The term dead cat bounce may sound like something from a grim meme page, but its roots lie deep in financial journalism and trading floor slang. According to most sources, it was coined in 1985 by two Financial Times journalists — Horace Brag and Wang Ke Shing — while covering a sharp but short-lived rebound in the Singapore and Malaysian stock markets after a brutal sell-off. The rebound had sparked hope, but soon collapsed again. “Even a dead cat will bounce if it falls from a great height,” one of them quipped — and a legendary metaphor was born.
Before the phrase entered the mainstream, floor traders on Wall Street and in London used blunter terms like sucker rally, bull trap, or technical bounce. But none carried the same visceral imagery — or morbid humor — as a lifeless cat hitting pavement. Traders, always keen on vivid lingo, adopted it quickly.
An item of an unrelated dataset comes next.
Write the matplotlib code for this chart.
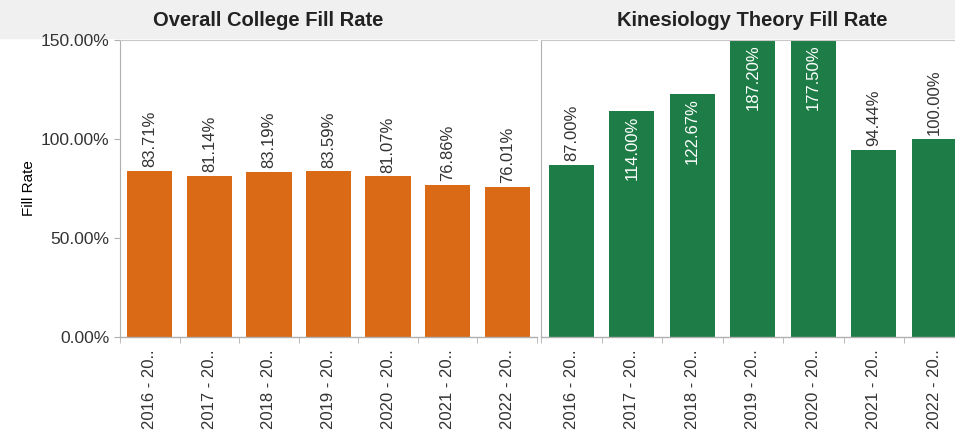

The first historical bounce often retroactively labeled as such was during the Great Depression. After the infamous 1929 crash, the Dow Jones rebounded by over 18% in late November — only to continue its descent into multi-year lows. At the time, there was no dead cat metaphor — but in hindsight, it fits perfectly.
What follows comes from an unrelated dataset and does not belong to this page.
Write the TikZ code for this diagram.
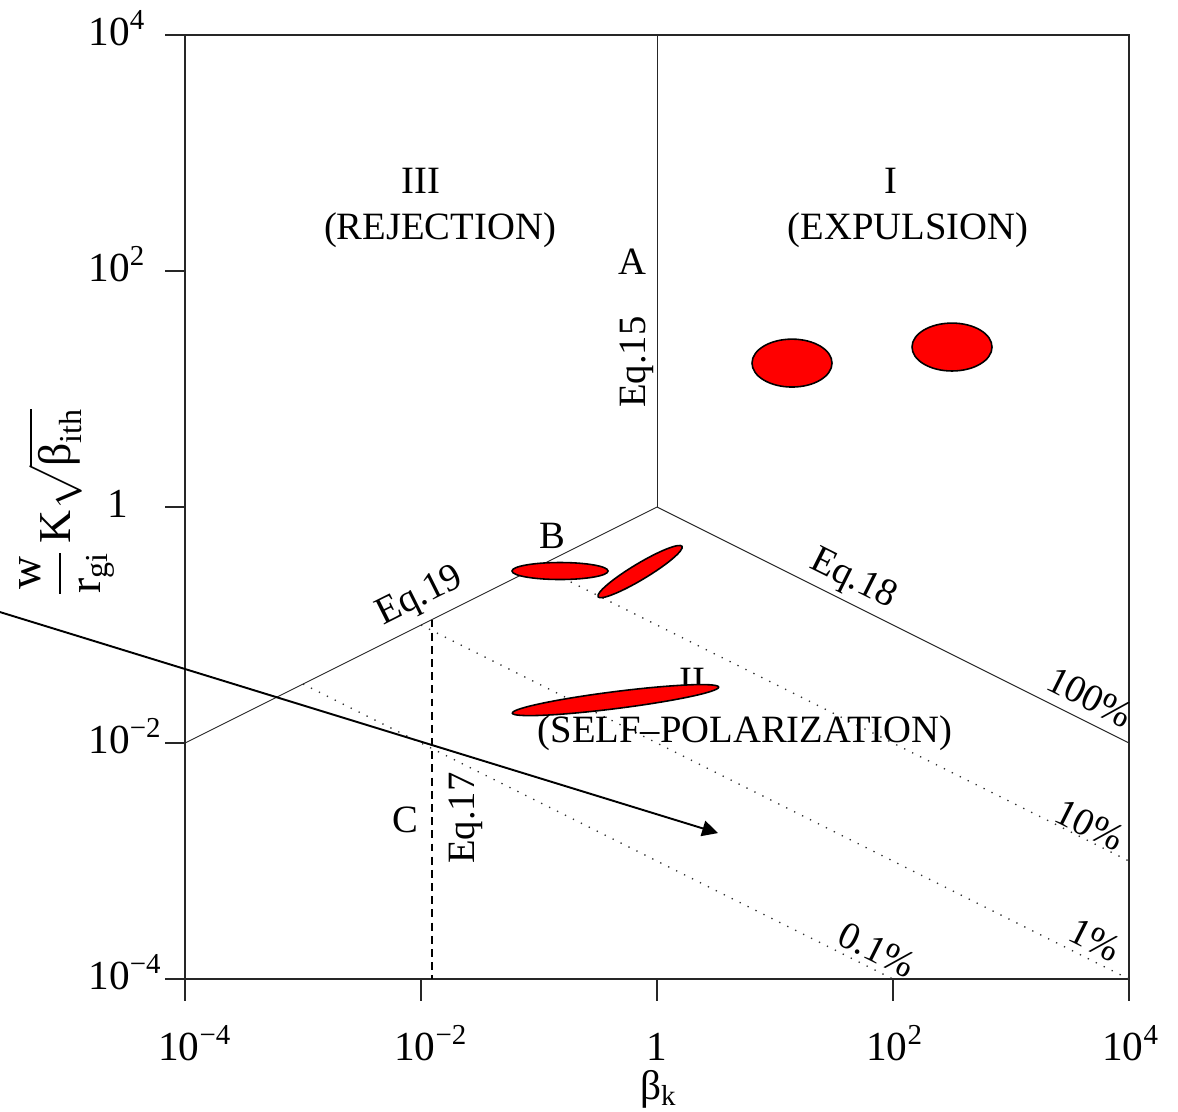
\documentclass[tikz,border=0pt]{standalone}
\usepackage{amsmath}
\usepackage{fontspec}
\setmainfont{Liberation Serif}
\usepackage{tikz}
\usetikzlibrary{arrows.meta}
\tikzset{
  frameline/.style={line width=0.8pt,color=black!85},
  eqline/.style={line width=0.55pt,color=black!85},
  dotline/.style={line width=0.75pt,dash pattern=on 0.75pt off 4.3pt,color=black!80},
  dashline/.style={line width=0.6pt,dash pattern=on 4.5pt off 3pt},
  blob/.style={fill=red,draw=black,line width=0.9pt},
  lbl/.style={font=\fontsize{22}{26}\selectfont,inner sep=0pt},
  ticklbl/.style={font=\fontsize{23.5}{27}\selectfont,inner sep=0pt},
  bigarr/.style={-{Triangle[length=9pt,width=9pt]},line width=1.1pt}
}
\newcommand{\tpow}[1]{10\textsuperscript{#1}}

\begin{document}
\begin{tikzpicture}[x=2.36cm,y=2.36cm]
  \useasboundingbox (-5.568,-5.119) rectangle (4.415,4.297);

  % frame and ticks
  \draw[frameline] (-4,-4) rectangle (4,4);
  \foreach \d in {-4,-2,0,2,4} {
    \draw[frameline] (-4,\d) -- ++(-0.169,0);
    \draw[frameline] (\d,-4) -- ++(0,-0.186);
  }

  % tick labels
  \node[ticklbl,anchor=base west] (y4) at (-4.82,3.915) {\tpow{4}};
  \node[ticklbl,anchor=base west] (y2) at (-4.82,1.915) {\tpow{2}};
  \node[ticklbl,anchor=base west] (y0) at (-4.660,-0.085) {1};
  \node[ticklbl,anchor=base west] (ym2) at (-4.82,-2.085) {\tpow{−2}};
  \node[ticklbl,anchor=base west] (ym4) at (-4.82,-4.085) {\tpow{−4}};
  \foreach \d/\t in {-4/−4,-2/−2,2/2,4/4}
    \node[ticklbl,anchor=base west] (x\d) at (\d-0.23,-4.69) {\tpow{\t}};
  \node[ticklbl,anchor=base] (x0) at (0,-4.69) {1};
  \node[ticklbl,anchor=base] (xlab) at (0.01,-5.02) {β\textsubscript{k}};
  \node[lbl,font=\fontsize{26}{30}\selectfont,rotate=90] (ylab) at (-5.0,0.04)
    {$\displaystyle\frac{\text{w}}{\text{r}_{\text{gi}}}\,\text{K}\sqrt{\text{β}_{\text{ith}}}$};

  % boundaries
  \coordinate (O) at (0,0);
  \coordinate (Atop) at (0,4);
  \coordinate (L19) at (-4,-2);
  \coordinate (R18) at (4,-2);
  \coordinate (C17t) at (-1.907,-0.953);
  \coordinate (C17b) at (-1.907,-4);
  \draw[eqline] (Atop) -- (O);
  \draw[eqline] (L19) -- (O) -- (R18);
  \draw[dashline] (C17t) -- (C17b);

  % efficiency lines
  \draw[dotline] (-1,-0.5) -- (4,-3);
  \draw[dotline] (-2,-1) -- (4,-4);
  \draw[dotline] (-3,-1.5) -- (2,-4);

  % region and line labels
  \node[lbl] (r3) at (-2.0,2.763) {III};
  \node[lbl] (r3t) at (-1.839,2.347) {(REJECTION)};
  \node[lbl] (r1) at (1.983,2.763) {I};
  \node[lbl] (r1t) at (2.127,2.347) {(EXPULSION)};
  \node[lbl] (r2) at (0.297,-1.475) {II};
  \node[lbl] (r2t) at (0.746,-1.915) {(SELF–POLARIZATION)};
  \node[lbl] (pA) at (-0.212,2.076) {A};
  \node[lbl] (pB) at (-0.890,-0.246) {B};
  \node[lbl] (pC) at (-2.136,-2.653) {C};
  \node[lbl,rotate=90] (e15) at (-0.169,1.229) {Eq.15};
  \node[lbl,rotate=90] (e17) at (-1.619,-2.636) {Eq.17};
  \node[lbl,rotate=26.57] (e19) at (-2.008,-0.763) {Eq.19};
  \node[lbl,rotate=-26.57] (e18) at (1.661,-0.619) {Eq.18};
  \node[lbl,rotate=-26.57] (p100) at (3.669,-1.610) {100\%};
  \node[lbl,rotate=-26.57] (p10) at (3.669,-2.695) {10\%};
  \node[lbl,rotate=-26.57] (p1) at (3.712,-3.669) {1\%};
  \node[lbl,rotate=-26.57] (p01) at (1.864,-3.754) {0.1\%};

  % experimental points
  \draw[blob] (1.144,1.220) ellipse [x radius=0.339,y radius=0.203];
  \draw[blob] (2.5,1.356) ellipse [x radius=0.339,y radius=0.203];
  \draw[blob] (-0.822,-0.542) ellipse [x radius=0.407,y radius=0.072];
  \draw[blob,rotate around={31:(-0.144,-0.547)}] (-0.144,-0.547) ellipse [x radius=0.415,y radius=0.068];
  \draw[blob,rotate around={7.2:(-0.352,-1.636)}] (-0.352,-1.636) ellipse [x radius=0.881,y radius=0.072];

  % trend arrow
  \coordinate (arrS) at (-5.568,-0.890);
  \coordinate (arrE) at (0.517,-2.763);
  \draw[bigarr] (arrS) -- (arrE);
\end{tikzpicture}
\end{document}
In 1987, after Black Monday, when the Dow lost over 22% in a single day, markets staged a seemingly hopeful recovery. But it soon turned out to be another bounce in a longer downtrend. The phrase dead cat bounce started gaining traction on trading desks and in financial columns during this period — becoming embedded in Wall Street vernacular.
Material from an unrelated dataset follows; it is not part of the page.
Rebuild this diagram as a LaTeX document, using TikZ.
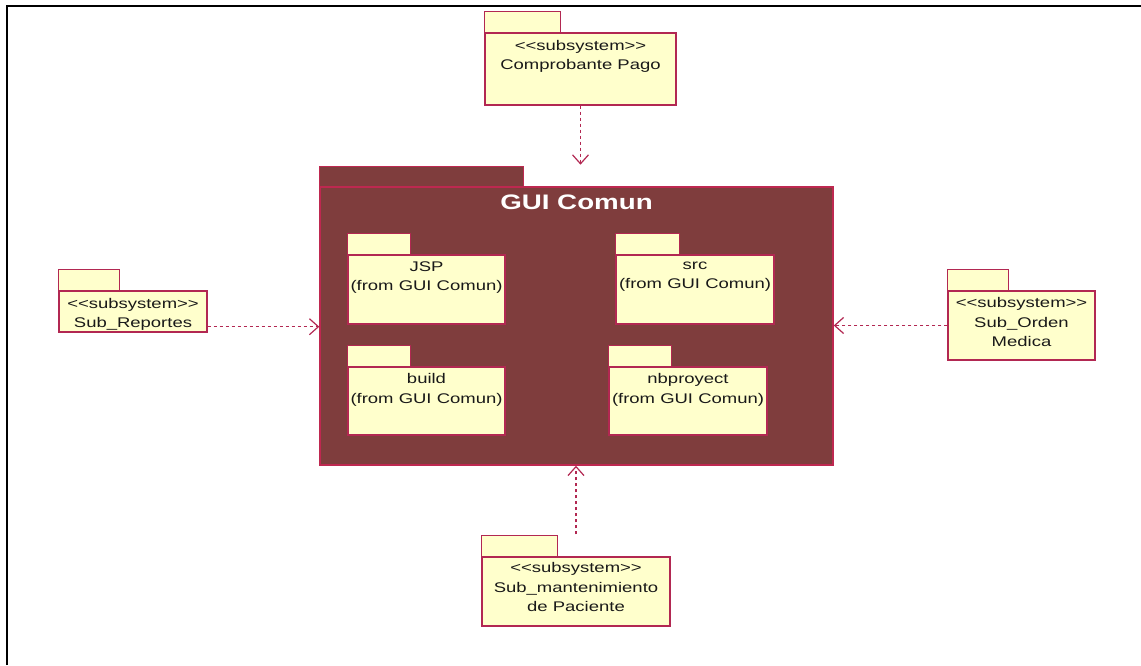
\documentclass[tikz,border=0pt]{standalone}
\usepackage{fontspec}
\setmainfont{Liberation Sans}[FakeStretch=1.32]
\usetikzlibrary{arrows.meta,calc}

\definecolor{pkgline}{RGB}{178,40,82}
\definecolor{pkgfill}{RGB}{255,255,204}
\definecolor{guifill}{RGB}{127,61,61}
\definecolor{guiline}{RGB}{190,40,80}

% stereotype text with the angle brackets kept as separate characters
\newcommand\stereo[1]{<\kern0pt<#1>\kern0pt>}

\tikzset{
  pkgbody/.style={draw=pkgline, fill=pkgfill, line width=1.4pt, inner sep=0pt},
  pkgtab/.style={draw=pkgline, fill=pkgfill, line width=1.4pt},
  guibody/.style={draw=guiline, fill=guifill, line width=1.4pt, inner sep=0pt},
  guitab/.style={draw=guiline, fill=guifill, line width=1.4pt},
  pkgtext/.style={anchor=north, inner sep=0pt, align=center,
    font=\fontsize{14pt}{19.5pt}\selectfont, text=black!90,
    execute at begin node=\strut},
  guititle/.style={anchor=base, inner sep=0pt, text=white,
    font=\fontsize{21pt}{25pt}\selectfont\bfseries},
  dep/.style={draw=pkgline, line width=1.3pt, dash pattern=on 3.5pt off 2.5pt,
    -{Straight Barb[length=9pt,width=16pt,line width=1.2pt]}},
}

\begin{document}
\begin{tikzpicture}[x=1pt,y=1pt]
\useasboundingbox (0,0) rectangle (1141,665);

% frame edges
\draw[line width=2.5pt] (7,0) -- (7,659) -- (1141,659);

% main package with its nested packages
\node[guibody, minimum width=513pt, minimum height=278pt] (gui) at (576.5,339) {};
\draw[guitab] (gui.north west) rectangle ++(204,20);
\node[guititle] (guitxt) at ([yshift=-23pt]gui.north) {GUI Comun};

\node[pkgbody, minimum width=157pt, minimum height=69pt] (jsp) at (426.5,375.5) {};
\draw[pkgtab] (jsp.north west) rectangle ++(63,21);
\node[pkgtext] (jsptxt) at ([yshift=-7pt]jsp.north) {JSP\\(from GUI Comun)};

\node[pkgbody, minimum width=158pt, minimum height=69pt] (src) at (695,375.5) {};
\draw[pkgtab] (src.north west) rectangle ++(64,21);
\node[pkgtext] (srctxt) at ([yshift=-7pt]src.north) {src\\(from GUI Comun)};

\node[pkgbody, minimum width=157pt, minimum height=68pt] (build) at (426.5,264) {};
\draw[pkgtab] (build.north west) rectangle ++(63,21);
\node[pkgtext] (buildtxt) at ([yshift=-7pt]build.north) {build\\(from GUI Comun)};

\node[pkgbody, minimum width=158pt, minimum height=68pt] (nbp) at (688,264) {};
\draw[pkgtab] (nbp.north west) rectangle ++(63,21);
\node[pkgtext] (nbptxt) at ([yshift=-7pt]nbp.north) {nbproyect\\(from GUI Comun)};

% surrounding subsystems
\node[pkgbody, minimum width=191pt, minimum height=72pt] (comp) at (580.5,596) {};
\draw[pkgtab] (comp.north west) rectangle ++(76,21);
\node[pkgtext] (comptxt) at ([yshift=-7.5pt]comp.north) {\stereo{subsystem}\\Comprobante Pago};

\node[pkgbody, minimum width=148pt, minimum height=41pt] (rep) at (133,353.5) {};
\draw[pkgtab] (rep.north west) rectangle ++(61,21);
\node[pkgtext] (reptxt) at ([yshift=-7.5pt]rep.north) {\stereo{subsystem}\\Sub\_Reportes};

\node[pkgbody, minimum width=147pt, minimum height=69pt] (ord) at (1021.5,339.5) {};
\draw[pkgtab] (ord.north west) rectangle ++(61,21);
\node[pkgtext] (ordtxt) at ([yshift=-7pt]ord.north) {\stereo{subsystem}\\Sub\_Orden\\Medica};

\node[pkgbody, minimum width=188pt, minimum height=69pt] (mant) at (576,73.5) {};
\draw[pkgtab] (mant.north west) rectangle ++(76,21);
\node[pkgtext] (manttxt) at ([yshift=-6pt]mant.north) {\stereo{subsystem}\\Sub\_mantenimiento\\de Paciente};

% dependencies on GUI Comun
\coordinate (topend) at ([yshift=-59pt]comp.south);
\draw[dep] (comp.south) -- (topend);

\coordinate (repout) at ([yshift=6pt]rep.south east);
\draw[dep] (repout) -- (repout -| gui.west);

\draw[dep] (ord.west) -- (ord.west -| gui.east);

\coordinate (mantout) at ([yshift=22pt]mant.north);
\draw[dep] (mantout) -- (mantout |- gui.south);
\end{tikzpicture}
\end{document}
The dot-com bubble in the early 2000s offered multiple textbook cases. After the Nasdaq collapsed from its March 2000 peak, it experienced several sharp upward moves — +10%, +20%, even +40% — all of which ultimately gave way to deeper losses by 2002. Tech stocks were the cats; the bounces were their last twitches.
Another striking episode came from China’s stock market in 2015. After a meteoric bull run, the Shanghai Composite plunged nearly 30% in a matter of weeks. Authorities intervened, and a temporary rebound followed — only to unravel again. Analysts worldwide flagged it as a classic dead cat bounce: policy-induced, emotion-driven, and ultimately doomed.
Enter crypto. In 2018, after Bitcoin’s euphoric rise to nearly $20,000, its descent was marked by a series of recoveries — to $11k, then $8k — each hailed as the comeback. Each failed. The dead cat had arrived in crypto, and it was bouncing like mad.
The trend repeated during the LUNA/UST collapse in 2022. The token saw bizarre mini-recoveries — +600%, +900% in intraday spikes — as speculators rushed to catch a falling knife. But the system was broken, and each bounce was just a death spasm. Similar micro-bounces occurred after the FTX crash, the NFT winter, and even the altcoin culls of 2023.
Today, dead cat bounce lives on in three forms:
As trader slang, used with knowing irony;
As a technical term, describing failed reversals in bear markets;
And as internet culture, where it’s been memeified into charts, gifs, and crypto shitposting.
It’s more than a chart pattern — it’s a psychological lesson. It reminds us that hope is often premature, momentum is cruel, and markets don’t care what we wish to believe. Even a dead cat, after all, may bounce — but it doesn’t come back to life.